A security flaw in a patient portal has exposed information concerning patient claims. Claims information had previously been uploaded to the patient portal of Molina Healthcare, which is a managed care company based in Long Beach, California. This in itself is not abnormal, however the flaw meant that the information was in fact accessible without any authentication checks.
Some patients with claims pending had been sent a link to their claims. All that had to be done to access the claim was to click on the link without the performance of any checks to verify that those following the links were in fact the intended recipients of them. Any person who had access to the link could therefore access the relevant patients’ claims information.
Moreover, the system employed to number the claims meant that should a digit in the URL be changed, it was possible to see information relating to the claims of other patients. That is to say that if the claim number was 2345678, the simple act of changing the claim number to 2345679 would have revealed another patient’s information.
Security researcher Brian Krebs was alerted to the patient portal security flaw by an anonymous tip. A demonstration of the flaw was given to Krebs which revealed that sensitive information could easily be accessed by unauthorized persons. The data in the files accessible via the portal included full names, postal addresses, dates of birth, prescription details and information relating to medical procedure.

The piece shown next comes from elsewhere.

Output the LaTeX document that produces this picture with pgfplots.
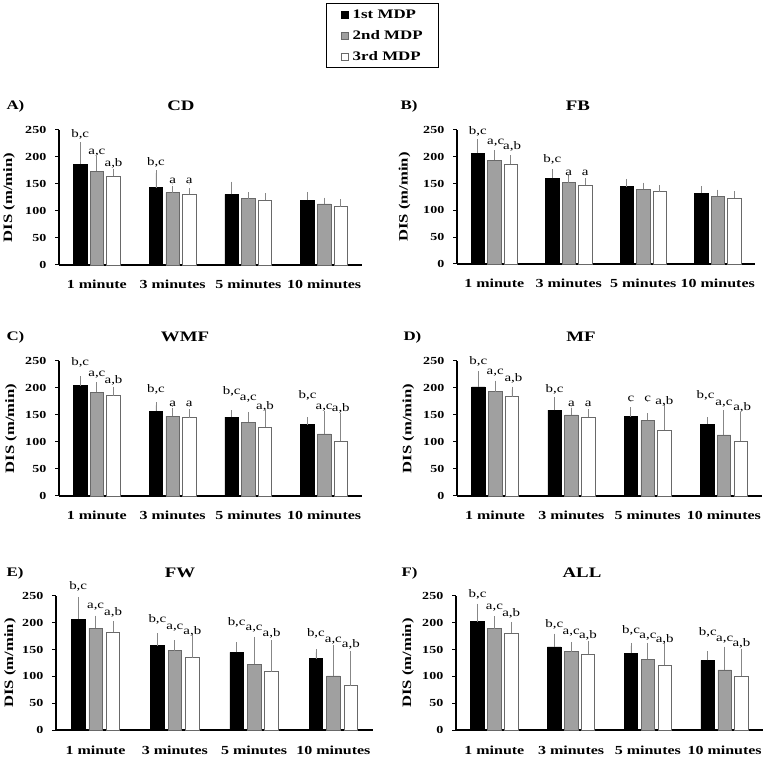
\documentclass[border=0pt]{standalone}
\usepackage{pgfplots}
\pgfplotsset{compat=1.18}
\usepackage{pgfplotstable}
\usepackage{fontspec}
\setmainfont{Liberation Serif}[FakeStretch=1.3]
\newcommand\fs[1]{\fontsize{#1}{#1}\selectfont}
\definecolor{mgray}{RGB}{160,160,160}
\definecolor{edgegray}{RGB}{105,105,105}
\definecolor{errgray}{RGB}{135,135,135}

% columns: category, mean and upper error of 1st, 2nd, 3rd MDP
\pgfplotstableread{
x blk blkE gry gryE wht whtE
0 187 35 174 22 165 8
1 143 27 134 6 131 6
2 131 18 123 6 120 7
3 120 10 113 6 108 8
}\dataA
\pgfplotstableread{
x blk blkE gry gryE wht whtE
0 207 21 194 13 186 12
1 160 12 152 8 147 7
2 144 9 139 7 135 6
3 132 7 126 7 123 7
}\dataB
\pgfplotstableread{
x blk blkE gry gryE wht whtE
0 204 12 192 13 186 11
1 157 11 148 9 145 10
2 146 7 137 13 128 25
3 132 8 115 37 101 47
}\dataC
\pgfplotstableread{
x blk blkE gry gryE wht whtE
0 202 23 193 15 184 13
1 159 18 150 7 146 9
2 147 12 140 8 122 42
3 133 7 113 40 102 48
}\dataD
\pgfplotstableread{
x blk blkE gry gryE wht whtE
0 207 36 190 18 182 15
1 157 18 148 14 135 36
2 145 13 123 45 109 53
3 133 12 101 52 83 59
}\dataE
\pgfplotstableread{
x blk blkE gry gryE wht whtE
0 202 28 189 18 181 15
1 155 19 146 13 141 20
2 143 14 132 25 121 36
3 130 11 112 38 101 45
}\dataF

% significance labels
\pgfplotstableread{
x y lab
-0.22 236 b,c
0 205 a,c
0.22 183 a,b
0.78 185 b,c
1 150 a
1.22 150 a
}\labA
\pgfplotstableread{
x y lab
-0.22 242 b,c
0.02 223 a,c
0.24 213 a,b
0.78 190 b,c
1 166 a
1.22 166 a
}\labB
\pgfplotstableread{
x y lab
-0.22 241 b,c
0 222 a,c
0.22 209 a,b
0.78 191 b,c
1 166 a
1.22 166 a
1.78 188 b,c
2 176 a,c
2.22 160 a,b
2.78 181 b,c
3 160 a,c
3.22 156 a,b
}\labC
\pgfplotstableread{
x y lab
-0.22 244 b,c
0 225 a,c
0.24 212 a,b
0.78 191 b,c
1 165 a
1.22 165 a
1.78 175 c
2 175 c
2.22 170 a,b
2.76 181 b,c
3 168 a,c
3.24 159 a,b
}\labD
\pgfplotstableread{
x y lab
-0.22 262 b,c
0 227 a,c
0.22 213 a,b
0.78 201 b,c
1 187 a,c
1.22 178 a,b
1.78 195 b,c
2 186 a,c
2.22 175 a,b
2.78 174 b,c
3 163 a,c
3.22 154 a,b
}\labE
\pgfplotstableread{
x y lab
-0.22 247 b,c
0 225 a,c
0.22 212 a,b
0.78 191 b,c
1 179 a,c
1.22 170 a,b
1.78 180 b,c
2 170 a,c
2.22 164 a,b
2.78 177 b,c
3 165 a,c
3.22 156 a,b
}\labF

\pgfplotsset{
  panel/.style={
    scale only axis, clip=false, anchor=south west,
    xmin=-0.5, xmax=3.5, ymin=0, ymax=250,
    xtick={0,1,2,3},
    xticklabels={1 minute,3 minutes,5 minutes,10 minutes},
    ytick={0,50,100,150,200,250},
    axis x line*=bottom, axis y line*=left,
    axis line style={black, line width=1.2pt, -},
    xtick style={draw=none},
    ytick style={black, line width=1pt},
    tick align=outside, major tick length=4pt,
    /pgf/number format/assume math mode=true,
    xticklabel style={font=\fs{12.3}\bfseries, anchor=base, yshift=-20pt, inner sep=0pt},
    yticklabel style={font=\fs{10.8}\bfseries, anchor=east, inner sep=0pt, xshift=-8.5pt},
    ylabel={DIS (m/min)},
    every axis y label/.style={at={(axis description cs:#1,0.5)}, rotate=90, anchor=center, font=\fs{12.8}\bfseries},
  },
  errs/.style={error bars/.cd, y dir=plus, y explicit,
    error bar style={errgray, line width=0.8pt},
    error mark options={errgray, mark size=3pt, line width=0.8pt}},
  blkbar/.style={ybar, bar width=13.5pt, bar shift=0pt, fill=black, draw=black, line width=0.7pt, forget plot, errs},
  grybar/.style={ybar, bar width=13.5pt, bar shift=0pt, fill=mgray, draw=edgegray, line width=0.7pt, forget plot, errs},
  whtbar/.style={ybar, bar width=13.5pt, bar shift=0pt, fill=white, draw=edgegray, line width=0.7pt, forget plot, errs},
  labplot/.style={only marks, mark=*, mark size=0.01pt, mark options={draw=none, fill=none}, forget plot,
    nodes near coords, point meta=explicit symbolic,
    every node near coord/.append style={anchor=base, inner sep=0pt, font=\fs{11.5}, text=black}},
}

\newcommand\bars[2]{%
  \addplot[blkbar] table[x expr=\thisrow{x}-0.22, y=blk, y error=blkE] {#1};
  \addplot[grybar] table[x expr=\thisrow{x}, y=gry, y error=gryE] {#1};
  \addplot[whtbar] table[x expr=\thisrow{x}+0.22, y=wht, y error=whtE] {#1};
  \addplot[labplot] table[x=x, y=y, meta=lab] {#2};
}

\begin{document}
\begin{tikzpicture}
\useasboundingbox (0,0) rectangle (765pt,757pt);

% A
\begin{axis}[panel=-0.165, at={(59pt,492pt)}, width=303pt, height=135pt,
  legend style={at={(axis description cs:0.8812,1.9407)}, anchor=north west,
    draw=black, line width=1.2pt, inner xsep=14pt, inner ysep=4.5pt, row sep=8pt,
    font=\fs{13}\bfseries, cells={anchor=west},
    /tikz/every odd column/.append style={column sep=3pt},
    nodes={inner sep=1.5pt, text height=9pt, text depth=1pt}},
  legend cell align=left]
\bars{\dataA}{\labA}
\addlegendimage{legend image code/.code={\draw[black, fill=black, line width=0.6pt] (0pt,-3.5pt) rectangle (7pt,3.5pt);}}
\addlegendentry{1st MDP}
\addlegendimage{legend image code/.code={\draw[edgegray, fill=mgray, line width=0.6pt] (0pt,-3.5pt) rectangle (7pt,3.5pt);}}
\addlegendentry{2nd MDP}
\addlegendimage{legend image code/.code={\draw[edgegray, fill=white, line width=0.6pt] (0pt,-3.5pt) rectangle (7pt,3.5pt);}}
\addlegendentry{3rd MDP}
\end{axis}

% B
\begin{axis}[panel=-0.176, at={(457pt,493pt)}, width=298pt, height=134pt]
\bars{\dataB}{\labB}
\end{axis}

% C
\begin{axis}[panel=-0.158, at={(59pt,261pt)}, width=303pt, height=135pt]
\bars{\dataC}{\labC}
\end{axis}

% D
\begin{axis}[panel=-0.16, at={(457pt,261pt)}, width=305pt, height=135pt]
\bars{\dataD}{\labD}
\end{axis}

% E
\begin{axis}[panel=-0.145, at={(56pt,27pt)}, width=317pt, height=134pt]
\bars{\dataE}{\labE}
\end{axis}

% F
\begin{axis}[panel=-0.156, at={(456pt,27pt)}, width=307pt, height=134pt]
\bars{\dataF}{\labF}
\end{axis}

% panel titles
\node[font=\fs{13}\bfseries, anchor=west] at (3pt,651pt) {A)};
\node[font=\fs{14.5}\bfseries] at (181pt,651pt) {CD};
\node[font=\fs{13}\bfseries, anchor=west] at (397pt,651pt) {B)};
\node[font=\fs{14.5}\bfseries] at (578pt,651pt) {FB};
\node[font=\fs{13}\bfseries, anchor=west] at (3pt,420pt) {C)};
\node[font=\fs{14.5}\bfseries] at (185pt,420pt) {WMF};
\node[font=\fs{13}\bfseries, anchor=west] at (400pt,420pt) {D)};
\node[font=\fs{14.5}\bfseries] at (581pt,420pt) {MF};
\node[font=\fs{13}\bfseries, anchor=west] at (3pt,184pt) {E)};
\node[font=\fs{14.5}\bfseries] at (180pt,184pt) {FW};
\node[font=\fs{13}\bfseries, anchor=west] at (398pt,184pt) {F)};
\node[font=\fs{14.5}\bfseries] at (582pt,184pt) {ALL};
\end{tikzpicture}
\end{document}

Krebs contacted Molina Healthcare to warn it about the vulnerability. The ePortal was then temporarily closed while an investigation was carried out. Molina Healthcare states that the matter has now been resolved, however the investigation in order to clarify how many patients were affected and whether the flaw was widely exploited is continuing. Molina Healthcare has engaged the cybersecurity firm Mandiant to help in this forensic investigation and to aid in the improvement of its system security.
Presently, it remains unclear for how much time the patient portal security flaw has existed and how many patients have been affected, however it is likely that all of the company’s patients are victims of the flaw. Molina Healthcare provides its services to individuals in twelve states plus Puerto Rico, with almost 5 million customers.
As Brian Krebs has highlighted, this was security flaw of the most basic kind that simply should not exist. Krebs said described the flaw as “lame” on the party of the company, but also very serious.